Thursday, April 25, 2024

Five questions. We just want to ask you five questions — or, rather, get five recommendations of things to read, listen to, watch, eat and buy from people who live, work or otherwise spend time in Cambridge. First up is Erica Milia, a Cambridge resident who works in Porter Square.

Read: “The Visual Display of Quantitative Information” by Edward R. Tufte (Graphics Pr, 2001). is Erica’s recommendation for reading material. “That’s a very Cambridge answer for you,” Erica says, calling it “one thing everybody should read” but amending that to: “Anyone who studied graphs in school should read it. It sounds boring, but it is actually really funny, and half the book is pictures,” she said.

Listen to: “Can I say Adele, even though everyone’s already listening to her?” The British singer-songwriter has just two albums out, 2008’s “19” and this year’s “21” (both named after her age while recording them) and has had extraordinary success with each, with the latest spending 13 weeks at the top of Billboard charts — a feat that hasn’t been accomplished since 1998. “She just goes far beyond most people doing pop,” Erica said. “She has an amazing voice and puts a lot more emotion into her songs. She writes her own lyrics, so she portrays her own feelings in a way most performing artists can’t manage.”

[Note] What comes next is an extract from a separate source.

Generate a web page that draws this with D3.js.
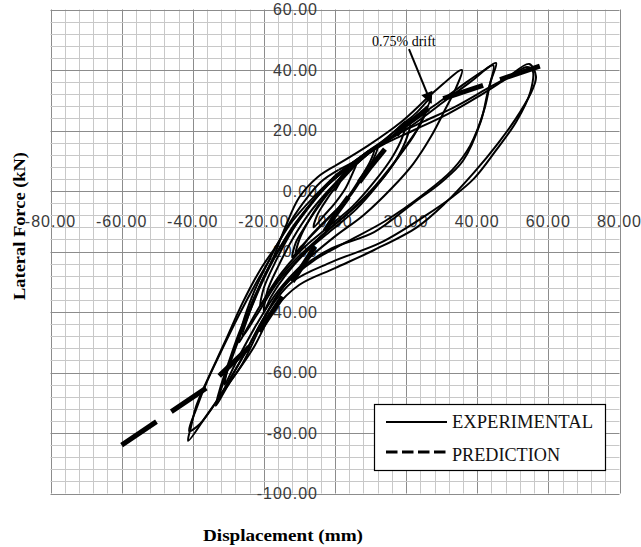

Watch: Erica struggled to find a recommendation for this category but finally found one “If you’re into hardcore partying and high drama with British teens”: the U.K. version of “Skins,” the sex-and-drugs soap MTV tried remaking this year with controversy and limited success. “It’s probably not something everyone should see,” she said, and “for the record, I have not seen the later seasons. They weren’t on Netflix.”

Eat: Cambridge Common, 1667 Massachusetts Ave., between Porter and Harvard squares, gets Erica’s vote because “the food’s relatively cheap and really good.” Not to be missed: the curly french fries.

Buy: Without hesitation, the store that gets Erica excited is Penti, the hosiery and lingerie store that opened at 9 JFK St., Harvard Square, just last month. It’s big in Europe, but this is the Turkish chain’s first location in the United States. “You don’t think you need tights until you walk in there and realize you need all their tights,” Erica said.